# How long does it take for Morio/Superworms to die in the fridge?



## SlimJim (Aug 10, 2011)

I bought something labeled as Giant Mealworm but the place I bought them isn't sure whether they're Morio or regular Giant Mealworms and I heard the only way to tell the difference is by putting one in the fridge.
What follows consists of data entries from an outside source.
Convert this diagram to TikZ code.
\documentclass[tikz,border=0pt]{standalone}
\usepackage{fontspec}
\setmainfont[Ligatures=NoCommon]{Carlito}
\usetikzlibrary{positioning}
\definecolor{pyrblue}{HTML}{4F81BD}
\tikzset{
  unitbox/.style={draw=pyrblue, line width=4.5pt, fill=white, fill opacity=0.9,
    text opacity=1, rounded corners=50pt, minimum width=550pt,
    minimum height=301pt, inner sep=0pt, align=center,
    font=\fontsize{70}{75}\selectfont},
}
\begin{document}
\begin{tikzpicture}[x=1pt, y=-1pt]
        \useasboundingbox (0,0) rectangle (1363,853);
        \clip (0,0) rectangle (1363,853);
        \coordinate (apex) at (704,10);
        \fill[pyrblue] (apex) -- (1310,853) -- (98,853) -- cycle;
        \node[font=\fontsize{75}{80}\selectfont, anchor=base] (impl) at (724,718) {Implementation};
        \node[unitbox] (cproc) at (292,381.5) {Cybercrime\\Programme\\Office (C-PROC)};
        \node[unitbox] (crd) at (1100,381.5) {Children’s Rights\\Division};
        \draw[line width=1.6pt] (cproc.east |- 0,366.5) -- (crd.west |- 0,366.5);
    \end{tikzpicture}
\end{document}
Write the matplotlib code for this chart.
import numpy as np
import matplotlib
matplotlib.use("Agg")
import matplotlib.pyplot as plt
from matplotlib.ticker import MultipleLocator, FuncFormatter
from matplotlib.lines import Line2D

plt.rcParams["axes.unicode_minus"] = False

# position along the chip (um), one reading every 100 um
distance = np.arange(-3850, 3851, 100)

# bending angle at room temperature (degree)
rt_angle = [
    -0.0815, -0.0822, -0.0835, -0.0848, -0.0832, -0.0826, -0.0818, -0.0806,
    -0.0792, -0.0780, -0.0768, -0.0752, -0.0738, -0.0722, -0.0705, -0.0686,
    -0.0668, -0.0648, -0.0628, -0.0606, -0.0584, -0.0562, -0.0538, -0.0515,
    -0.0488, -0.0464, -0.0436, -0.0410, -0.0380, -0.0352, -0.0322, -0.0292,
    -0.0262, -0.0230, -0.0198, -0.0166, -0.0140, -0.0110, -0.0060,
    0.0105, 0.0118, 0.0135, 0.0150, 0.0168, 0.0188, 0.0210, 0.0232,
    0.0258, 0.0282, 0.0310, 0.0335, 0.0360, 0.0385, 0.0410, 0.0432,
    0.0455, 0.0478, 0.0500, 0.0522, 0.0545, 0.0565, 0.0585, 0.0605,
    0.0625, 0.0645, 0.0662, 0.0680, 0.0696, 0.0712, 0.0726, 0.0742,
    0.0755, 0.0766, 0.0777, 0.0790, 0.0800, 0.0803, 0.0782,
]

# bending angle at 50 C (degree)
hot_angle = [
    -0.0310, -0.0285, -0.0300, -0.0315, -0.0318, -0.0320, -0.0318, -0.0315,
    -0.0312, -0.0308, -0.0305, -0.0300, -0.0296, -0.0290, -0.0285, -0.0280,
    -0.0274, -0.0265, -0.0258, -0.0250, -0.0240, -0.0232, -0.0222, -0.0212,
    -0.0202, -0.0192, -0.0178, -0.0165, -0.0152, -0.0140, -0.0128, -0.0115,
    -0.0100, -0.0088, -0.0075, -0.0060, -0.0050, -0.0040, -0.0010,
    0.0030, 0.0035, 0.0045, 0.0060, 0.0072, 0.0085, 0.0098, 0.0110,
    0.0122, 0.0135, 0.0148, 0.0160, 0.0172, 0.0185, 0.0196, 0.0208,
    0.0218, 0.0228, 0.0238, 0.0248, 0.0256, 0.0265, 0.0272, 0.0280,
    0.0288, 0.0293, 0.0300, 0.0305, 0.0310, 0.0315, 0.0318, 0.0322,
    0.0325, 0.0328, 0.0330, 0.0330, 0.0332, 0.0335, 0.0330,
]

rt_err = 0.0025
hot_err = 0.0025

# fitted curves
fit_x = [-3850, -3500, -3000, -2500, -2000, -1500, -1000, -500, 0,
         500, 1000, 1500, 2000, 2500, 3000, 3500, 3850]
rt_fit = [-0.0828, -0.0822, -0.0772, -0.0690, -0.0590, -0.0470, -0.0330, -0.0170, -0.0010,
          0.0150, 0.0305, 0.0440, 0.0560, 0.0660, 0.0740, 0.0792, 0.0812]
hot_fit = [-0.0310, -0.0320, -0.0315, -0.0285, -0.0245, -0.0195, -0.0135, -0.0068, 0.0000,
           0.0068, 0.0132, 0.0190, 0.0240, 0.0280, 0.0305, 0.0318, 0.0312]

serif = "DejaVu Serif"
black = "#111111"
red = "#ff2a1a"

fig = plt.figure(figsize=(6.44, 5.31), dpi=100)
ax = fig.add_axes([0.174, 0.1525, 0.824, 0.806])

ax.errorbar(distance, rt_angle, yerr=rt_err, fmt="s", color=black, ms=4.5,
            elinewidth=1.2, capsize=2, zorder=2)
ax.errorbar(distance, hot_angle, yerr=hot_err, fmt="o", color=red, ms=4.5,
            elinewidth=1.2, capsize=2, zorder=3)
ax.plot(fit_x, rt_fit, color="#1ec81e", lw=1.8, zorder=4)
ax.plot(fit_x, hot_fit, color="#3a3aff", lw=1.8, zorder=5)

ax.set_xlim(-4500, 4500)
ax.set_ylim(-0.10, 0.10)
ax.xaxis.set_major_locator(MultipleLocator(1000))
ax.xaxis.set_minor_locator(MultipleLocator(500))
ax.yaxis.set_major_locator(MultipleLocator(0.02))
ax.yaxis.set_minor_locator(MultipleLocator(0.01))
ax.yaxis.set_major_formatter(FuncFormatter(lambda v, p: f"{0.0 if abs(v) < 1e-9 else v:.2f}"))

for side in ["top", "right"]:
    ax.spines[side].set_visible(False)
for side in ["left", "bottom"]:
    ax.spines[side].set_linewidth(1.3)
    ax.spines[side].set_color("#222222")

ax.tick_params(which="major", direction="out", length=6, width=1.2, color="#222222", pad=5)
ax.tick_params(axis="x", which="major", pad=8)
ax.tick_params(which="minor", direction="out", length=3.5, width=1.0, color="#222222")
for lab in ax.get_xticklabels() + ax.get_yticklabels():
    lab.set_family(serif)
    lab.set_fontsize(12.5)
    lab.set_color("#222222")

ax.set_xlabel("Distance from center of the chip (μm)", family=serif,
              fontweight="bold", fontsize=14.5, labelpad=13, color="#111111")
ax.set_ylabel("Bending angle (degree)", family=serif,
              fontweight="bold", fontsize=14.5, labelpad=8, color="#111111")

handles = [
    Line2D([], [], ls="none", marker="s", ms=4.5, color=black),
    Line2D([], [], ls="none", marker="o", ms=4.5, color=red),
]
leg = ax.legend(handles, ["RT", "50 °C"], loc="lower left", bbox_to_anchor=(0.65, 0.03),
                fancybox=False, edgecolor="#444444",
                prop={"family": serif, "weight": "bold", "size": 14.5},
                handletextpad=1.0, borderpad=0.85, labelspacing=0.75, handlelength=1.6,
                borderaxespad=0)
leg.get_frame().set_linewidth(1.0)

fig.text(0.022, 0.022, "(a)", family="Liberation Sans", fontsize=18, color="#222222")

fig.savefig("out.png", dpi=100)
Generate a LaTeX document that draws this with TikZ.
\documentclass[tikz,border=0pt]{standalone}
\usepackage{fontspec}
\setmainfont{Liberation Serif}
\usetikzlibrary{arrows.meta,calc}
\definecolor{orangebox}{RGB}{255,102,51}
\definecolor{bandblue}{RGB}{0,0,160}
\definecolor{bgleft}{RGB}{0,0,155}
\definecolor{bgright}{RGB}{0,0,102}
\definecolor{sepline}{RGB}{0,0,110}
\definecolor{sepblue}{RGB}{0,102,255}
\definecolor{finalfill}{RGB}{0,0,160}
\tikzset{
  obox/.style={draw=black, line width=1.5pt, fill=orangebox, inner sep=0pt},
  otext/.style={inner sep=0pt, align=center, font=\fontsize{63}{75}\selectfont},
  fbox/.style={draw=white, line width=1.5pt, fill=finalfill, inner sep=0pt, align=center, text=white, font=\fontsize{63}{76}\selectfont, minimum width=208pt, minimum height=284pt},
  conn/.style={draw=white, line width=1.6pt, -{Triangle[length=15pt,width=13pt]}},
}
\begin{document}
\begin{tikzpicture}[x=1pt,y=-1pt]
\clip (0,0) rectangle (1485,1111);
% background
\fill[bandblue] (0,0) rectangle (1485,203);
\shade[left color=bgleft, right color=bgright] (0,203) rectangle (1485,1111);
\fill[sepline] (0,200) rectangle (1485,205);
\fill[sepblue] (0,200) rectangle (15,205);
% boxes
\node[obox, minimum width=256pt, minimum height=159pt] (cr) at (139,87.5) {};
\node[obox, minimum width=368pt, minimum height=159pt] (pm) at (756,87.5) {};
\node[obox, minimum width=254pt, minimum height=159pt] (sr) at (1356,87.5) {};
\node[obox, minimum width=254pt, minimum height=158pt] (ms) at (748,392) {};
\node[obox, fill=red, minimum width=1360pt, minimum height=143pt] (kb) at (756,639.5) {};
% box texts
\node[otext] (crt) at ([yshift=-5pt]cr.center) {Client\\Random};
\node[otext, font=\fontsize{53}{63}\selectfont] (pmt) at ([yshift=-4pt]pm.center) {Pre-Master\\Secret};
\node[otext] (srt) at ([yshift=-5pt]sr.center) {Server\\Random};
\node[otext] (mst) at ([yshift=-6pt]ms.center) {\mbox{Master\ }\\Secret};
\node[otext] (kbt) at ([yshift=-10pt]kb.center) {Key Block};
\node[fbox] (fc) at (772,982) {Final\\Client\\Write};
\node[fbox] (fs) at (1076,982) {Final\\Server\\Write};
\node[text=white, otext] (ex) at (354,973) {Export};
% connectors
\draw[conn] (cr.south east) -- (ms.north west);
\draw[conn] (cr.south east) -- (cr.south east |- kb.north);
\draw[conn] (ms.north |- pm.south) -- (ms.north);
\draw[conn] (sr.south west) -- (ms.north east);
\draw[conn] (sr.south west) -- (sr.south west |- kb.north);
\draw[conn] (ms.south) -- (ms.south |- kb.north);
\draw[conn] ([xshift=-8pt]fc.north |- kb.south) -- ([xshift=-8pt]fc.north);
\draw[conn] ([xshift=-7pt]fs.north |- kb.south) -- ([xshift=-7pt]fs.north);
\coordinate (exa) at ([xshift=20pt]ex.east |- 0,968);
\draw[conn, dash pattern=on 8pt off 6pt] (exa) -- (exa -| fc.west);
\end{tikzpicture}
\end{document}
If it dies it's a Morio if it doesn't it's a Giant Mealworm, I just wondered if anyone knows how long it would take to die if it was a Morio?


----------



## LFBP-NEIL (Apr 23, 2005)

It should be fairly obvious to tell just by looking at it, if it has black banding and a black tipped tail end its a morio, if its the same colour all over then its a giant mealworm.


----------



## REDDEV1L (Nov 27, 2008)

I wouldn't go back to that shop again either :crazy:


----------



## SlimJim (Aug 10, 2011)

LFBP-NEIL said:


> It should be fairly obvious to tell just by looking at it, if it has black banding and a black tipped tail end its a morio, if its the same colour all over then its a giant mealworm.


Seems they're just over enlarged Mealworms then, thanks.



REDDEV1L said:


> I wouldn't go back to that shop again either :crazy:


Yeah, I won't be, lol.


----------